A local mandate for industrial action will

  1. Allow us to protect our workloads right away by formally declaring that we will work to our proper hours (35/week FTE, actual or ‘nominal’ hours) as Action Short of Strike. This will be more significant than before because our workloads are worse.
  2. Give the employer pause about what they can get away with. A mandate for action provides leverage against the employer’s current trend of taking unilateral decisions without meaningful consultation. We know from experience that our employer is more emboldened to make things worse when we do not have a mandate. A mandate will show them they can’t keep solving their financial problems by cutting your jobs or making your working conditions even more untenable.
  3. Show our employer the urgency of the issues you face. Most members report heavier workloads than a year ago. Members are concerned about losing colleagues, if not their own jobs. Research and fixed-term/casualised staff have particularly poor job security. And all of this takes a significant toll on health and wellbeing.
  4. Show our employer their actions are not solving the problems. They need to genuinely negotiate with us on real solutions that will materially improve workloads and job security, not pat themselves on the back about work that has not solved the problems or stopped workloads and job insecurity getting worse for many staff.
  5. Strengthen our negotiators’ hand in pressing for the employer to agree solutions with us on workload and job security. (Here are our proposals and a colour-coded grid of employer responses. Let’s just say almost everything’s in the ‘red’ zone).
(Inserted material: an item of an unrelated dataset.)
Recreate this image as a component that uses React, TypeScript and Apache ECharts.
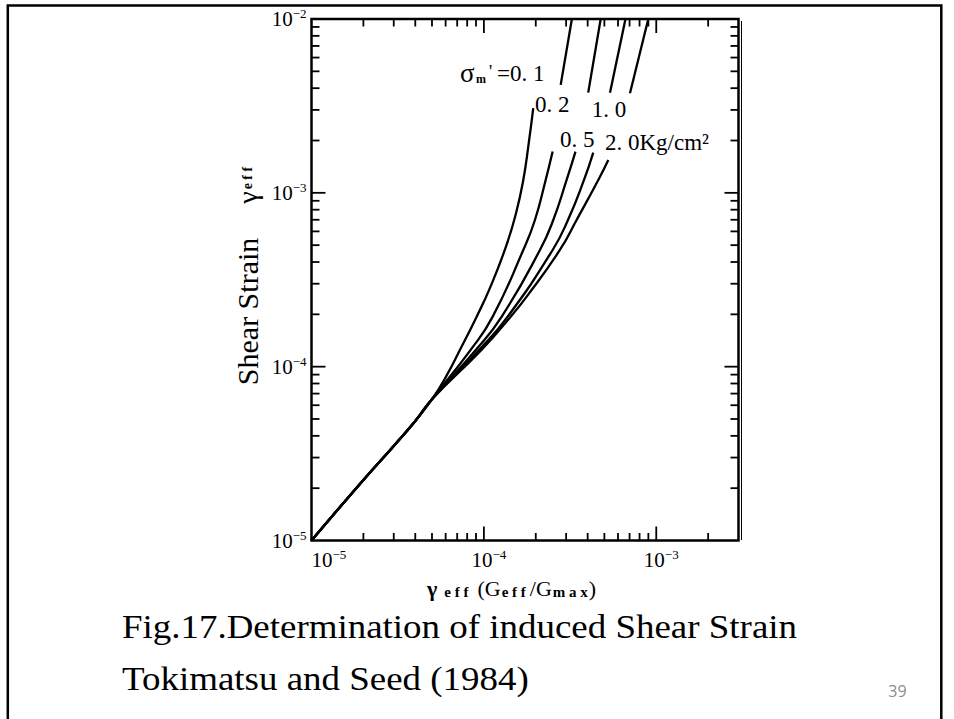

  6. Strengthen the branch to repeat previous wins. The most significant improvements to Durham University staff’s remuneration and working conditions have resulted from union-employer agreements achieved during industrial action mandates. All our industrial action mandates have made an impact (read the receipts). When mandates cease, so do employer offers (remember the Phase 1 agreement? Ever wonder what happened to Phase 2?). With a mandate, we make progress. Without a mandate, the employer stonewalls.
  7. Be part of a broader strategy to impact the employer through industrial action and other means, identifying key points of impact and pursuing options we have not tried before.
  8. Allow members to decide what action we take, when, and how. As a democratic union, we work together to develop and enact a strong, unified branch strategy.
  9. Allow rapid response to any future developments. While we have an industrial action mandate, we can move to take action quickly if needed.
  10. Allow for transition into a potential reballot, should members vote for it, under more favourable circumstances following the Employment Rights Act, which allows for twelve-month mandates, electronic balloting, and more options for branches.
  11. Build engagement and membership. Workers meeting, talking, and acting together, highlighting what needs to change, identifying their power and deciding how to use it tactically and strategically is our strength. Industrial action mandates are one of the most effective ways to build engagement and membership. Failed ballots weaken the union, and successful mandates strengthen it.
  12. Beat the anti-union threshold (hopefully) one last time. Eventually, the Employment Rights Act will also remove the 50% turnout requirement that disenfranchises union voters (and only union voters: 34.8% turnout for Durham County Council in 2024 did not invalidate that election). We don’t yet know when the new threshold will be implemented, but hopefully this is the last time we have to contend with the anti-union status quo. Beating the threshold one last time shows our strength into the future.